Stucco paint failure is the real reason your exterior coating starts bubbling, peeling, or cracking on stucco homes. Most homeowners blame cheap paint or harsh weather, but the truth is far more damaging. When moisture gets trapped behind stucco and the surface can’t breathe, it creates pressure that destroys the paint from the inside out. What looks like a simple cosmetic issue is actually a warning sign of deeper moisture problems.
Most homeowners blame the paint brand or the sun. But here is the “all-guns-blazing” truth: the #1 reason paint fails on stucco isn’t the weather, it’s the water trapped behind it. If your stucco can’t breathe, your paint is essentially a ticking time bomb.
The “Ziploc Bag” Effect: Why Your Walls Are Suffocating
Stucco is a porous, cement-based material. It is designed to be a “reservoir” system, it absorbs a little moisture when it rains and breathes it back out when the sun comes up.
The biggest mistake people make is treating stucco like wood or siding. They go to a big-box store and buy the thickest, “highest-quality” waterproof elastomeric paint they can find. They think they’re sealing the house up tight. In reality, they are wrapping their home in a Ziploc bag.
When moisture inevitably gets behind that paint (through a tiny crack in a window sill or through the ground), it has nowhere to go. As the sun hits the wall, that water turns into vapor, expands, and blows the paint right off the surface. That’s where those giant bubbles come from.
The “New Stucco” Trap: Painting Too Soon
If you’ve just had new stucco applied or a major patch job done, you’re in a race against chemistry. Stucco is highly alkaline (it has a high pH).
If you paint fresh stucco before it has fully cured, which usually takes a minimum of 28 days,, the “hot” lime in the cement will literally eat the paint from the inside out. It’s a chemical burn for your house. You’ll see it as “efflorescence”, that white, chalky powder pushing through the paint—or a finish that looks blotchy and faded within months.
Hairline Cracks: The Open Invitation
Stucco moves. Between the shifting ground and temperature swings, tiny hairline cracks are a fact of life. But to a coat of paint, a hairline crack is a highway.

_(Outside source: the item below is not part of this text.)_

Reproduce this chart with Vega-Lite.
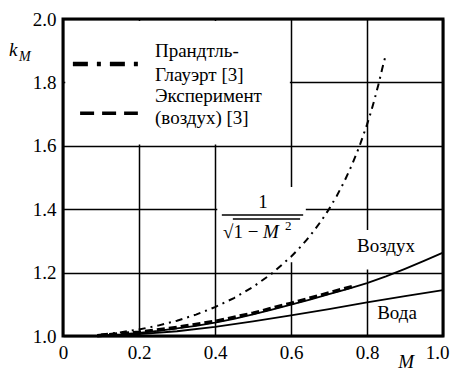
{
  "$schema": "https://vega.github.io/schema/vega-lite/v6.json",
  "width": 380,
  "height": 317,
  "autosize": {"type": "none"},
  "padding": {"left": 63, "top": 19, "right": 10, "bottom": 38},
  "background": "white",
  "config": {
    "view": {"stroke": "black", "strokeWidth": 3},
    "font": "Liberation Serif",
    "axis": {
      "domain": false, "ticks": false, "grid": true,
      "gridColor": "black", "gridWidth": 1.5, "gridOpacity": 1,
      "labelFont": "Liberation Serif", "labelFontSize": 19, "labelColor": "black",
      "labelPadding": 7, "labelFlush": false, "labelOverlap": false, "title": null
    }
  },
  "encoding": {
    "x": {"field": "x", "type": "quantitative",
      "scale": {"domain": [0, 1], "nice": false, "zero": false},
      "axis": {"values": [0, 0.2, 0.4, 0.6, 0.8, 1], "labelExpr": "datum.value == 0 ? '0' : format(datum.value, '.1f')",
        "labelOffset": {"condition": {"test": "datum.value == 1", "value": -6}, "value": 0}}},
    "y": {"field": "y", "type": "quantitative",
      "scale": {"domain": [1, 2], "nice": false, "zero": false},
      "axis": {"values": [1, 1.2, 1.4, 1.6, 1.8, 2], "format": ".1f"}}
  },
  "layer": [
    {
      "data": {"values": [
        {"x": 0.006, "x2": 0.597, "y": 1.604, "y2": 1.994},
        {"x": 0.406, "x2": 0.639, "y": 1.233, "y2": 1.47},
        {"x": 0.76, "x2": 0.94, "y": 1.21, "y2": 1.334}
      ]},
      "mark": {"type": "rect", "fill": "white", "stroke": null},
      "encoding": {"x2": {"field": "x2"}, "y2": {"field": "y2"}}
    },
    {
      "data": {"values": [
        {"x": 0.09, "y": 1.000}, {"x": 0.15, "y": 1.003}, {"x": 0.2, "y": 1.006}, {"x": 0.3, "y": 1.015},
        {"x": 0.4, "y": 1.029}, {"x": 0.5, "y": 1.046}, {"x": 0.6, "y": 1.065}, {"x": 0.7, "y": 1.085},
        {"x": 0.8, "y": 1.106}, {"x": 0.9, "y": 1.126}, {"x": 1.0, "y": 1.145}
      ]},
      "mark": {"type": "line", "color": "black", "strokeWidth": 1.8},
      "encoding": {}
    },
    {
      "data": {"values": [
        {"x": 0.09, "y": 1.001}, {"x": 0.15, "y": 1.005}, {"x": 0.2, "y": 1.010}, {"x": 0.25, "y": 1.016},
        {"x": 0.3, "y": 1.024}, {"x": 0.35, "y": 1.032}, {"x": 0.4, "y": 1.042}, {"x": 0.45, "y": 1.054},
        {"x": 0.5, "y": 1.068}, {"x": 0.55, "y": 1.083}, {"x": 0.6, "y": 1.099}, {"x": 0.65, "y": 1.115},
        {"x": 0.7, "y": 1.132}, {"x": 0.75, "y": 1.149}, {"x": 0.8, "y": 1.167}, {"x": 0.85, "y": 1.188},
        {"x": 0.9, "y": 1.212}, {"x": 0.95, "y": 1.237}, {"x": 1.0, "y": 1.263}
      ]},
      "mark": {"type": "line", "color": "black", "strokeWidth": 1.8},
      "encoding": {}
    },
    {
      "data": {"values": [
        {"x": 0.09, "y": 1.001}, {"x": 0.2, "y": 1.012}, {"x": 0.3, "y": 1.027}, {"x": 0.4, "y": 1.046},
        {"x": 0.5, "y": 1.072}, {"x": 0.6, "y": 1.103}, {"x": 0.7, "y": 1.136}, {"x": 0.77, "y": 1.159}
      ]},
      "mark": {"type": "line", "color": "black", "strokeWidth": 3.5, "strokeDash": [8, 4]},
      "encoding": {}
    },
    {
      "data": {"values": [
        {"x": 0.1, "y": 1.00504}, {"x": 0.15, "y": 1.01144}, {"x": 0.2, "y": 1.02062}, {"x": 0.25, "y": 1.0328},
        {"x": 0.3, "y": 1.04828}, {"x": 0.35, "y": 1.06752}, {"x": 0.4, "y": 1.09109}, {"x": 0.45, "y": 1.11979},
        {"x": 0.5, "y": 1.1547}, {"x": 0.55, "y": 1.19737}, {"x": 0.6, "y": 1.25}, {"x": 0.62, "y": 1.27453},
        {"x": 0.64, "y": 1.30145}, {"x": 0.66, "y": 1.33109}, {"x": 0.68, "y": 1.36386}, {"x": 0.7, "y": 1.40028},
        {"x": 0.72, "y": 1.44098}, {"x": 0.74, "y": 1.48676}, {"x": 0.76, "y": 1.53864}, {"x": 0.78, "y": 1.59801},
        {"x": 0.8, "y": 1.66667}, {"x": 0.81, "y": 1.70523}, {"x": 0.82, "y": 1.74714}, {"x": 0.83, "y": 1.79288},
        {"x": 0.84, "y": 1.84302}, {"x": 0.848, "y": 1.88}
      ]},
      "mark": {"type": "line", "color": "black", "strokeWidth": 2, "strokeDash": [7, 5, 2, 5]},
      "encoding": {}
    },
    {
      "data": {"values": [{"x": 0.026, "y": 1.858}, {"x": 0.197, "y": 1.858}]},
      "mark": {"type": "line", "color": "black", "strokeWidth": 4.5, "strokeDash": [15, 9, 4, 9]},
      "encoding": {}
    },
    {
      "data": {"values": [{"x": 0.045, "y": 1.703}, {"x": 0.197, "y": 1.703}]},
      "mark": {"type": "line", "color": "black", "strokeWidth": 3.5, "strokeDash": [14, 8]},
      "encoding": {}
    },
    {
      "data": {"values": [
        {"x": 0.242, "y": 1.899, "t": "Прандтль-"},
        {"x": 0.242, "y": 1.823, "t": "Глауэрт [3]"},
        {"x": 0.242, "y": 1.757, "t": "Эксперимент"},
        {"x": 0.242, "y": 1.688, "t": "(воздух) [3]"}
      ]},
      "mark": {"type": "text", "align": "left", "baseline": "middle", "fontSize": 19, "font": "Liberation Serif", "color": "black"},
      "encoding": {"text": {"field": "t"}}
    },
    {
      "data": {"values": [
        {"x": 0.85, "y": 1.284, "t": "Воздух"},
        {"x": 0.879, "y": 1.073, "t": "Вода"},
        {"x": 0.526, "y": 1.423, "t": "1"}
      ]},
      "mark": {"type": "text", "align": "center", "baseline": "middle", "fontSize": 19, "font": "Liberation Serif", "color": "black"},
      "encoding": {"text": {"field": "t"}}
    },
    {
      "data": {"values": [{"x": 0.421, "y": 1.328, "t": "√1 − "}]},
      "mark": {"type": "text", "align": "left", "baseline": "middle", "fontSize": 19, "font": "Liberation Serif", "color": "black"},
      "encoding": {"text": {"field": "t"}}
    },
    {
      "data": {"values": [
        {"x": 0.526, "y": 1.328, "t": "M"},
        {"x": 0.882, "y": 0.918, "t": "M"}
      ]},
      "mark": {"type": "text", "align": "left", "baseline": "middle", "fontSize": 19, "fontStyle": "italic", "font": "Liberation Serif", "color": "black"},
      "encoding": {"text": {"field": "t"}}
    },
    {
      "data": {"values": [{"x": -0.142, "y": 1.902, "t": "k"}]},
      "mark": {"type": "text", "align": "left", "baseline": "middle", "fontSize": 19, "fontStyle": "italic", "font": "Liberation Serif", "color": "black"},
      "encoding": {"text": {"field": "t"}}
    },
    {
      "data": {"values": [{"x": -0.116, "y": 1.88, "t": "M"}]},
      "mark": {"type": "text", "align": "left", "baseline": "middle", "fontSize": 14, "fontStyle": "italic", "font": "Liberation Serif", "color": "black"},
      "encoding": {"text": {"field": "t"}}
    },
    {
      "data": {"values": [{"x": 0.584, "y": 1.347, "t": "2"}]},
      "mark": {"type": "text", "align": "left", "baseline": "middle", "fontSize": 13, "font": "Liberation Serif", "color": "black"},
      "encoding": {"text": {"field": "t"}}
    },
    {
      "data": {"values": [
        {"x": 0.418, "x2": 0.632, "y": 1.382},
        {"x": 0.447, "x2": 0.624, "y": 1.369}
      ]},
      "mark": {"type": "rule", "color": "black", "strokeWidth": 1.5},
      "encoding": {"x2": {"field": "x2"}}
    }
  ]
}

Water enters these cracks, gets trapped between the paint film and the masonry, and starts the “peeling cycle.” If your painter didn’t use a high-quality masonry primer and a flexible, breathable masonry coating, those cracks will turn into entry points for the moisture that eventually kills the entire finish.
How to Stop the Failure Before It Starts
If you want a paint job that actually lasts 10+ years on stucco, you have to follow the rules of masonry, not the rules of “pretty colors.”
- Demand Breathability: Stop using standard exterior latex. You need a Permeable Masonry Coating. These are engineered to let water vapor escape while still keeping the rain out.
- The pH Test: Never let a contractor touch your stucco with a brush until they’ve tested the pH level. If it’s too “hot,” you need a specialized high-pH primer or more time to cure.
- Back-Rolling is Non-Negotiable: Because stucco is so textured, spraying alone won’t work. The paint has to be “back-rolled” (pushed into the pores with a roller) to create a real bond. If you just spray, the paint is just “sitting” on the peaks of the texture, leaving the valleys wide open to water.
- Seal the Penetrations: 90% of stucco failure starts at the windows, doors, and kick-out flashings. If your caulking is cracked, your paint doesn’t stand a chance.
The Bottom Line
Paint failure on stucco isn’t a mystery, it’s a lack of ventilation. Your walls need to move, and they need to sweat. If you try to “seal” a stucco home with cheap, non-breathable paint, you aren’t protecting it; you’re just trapping the very thing that will destroy it.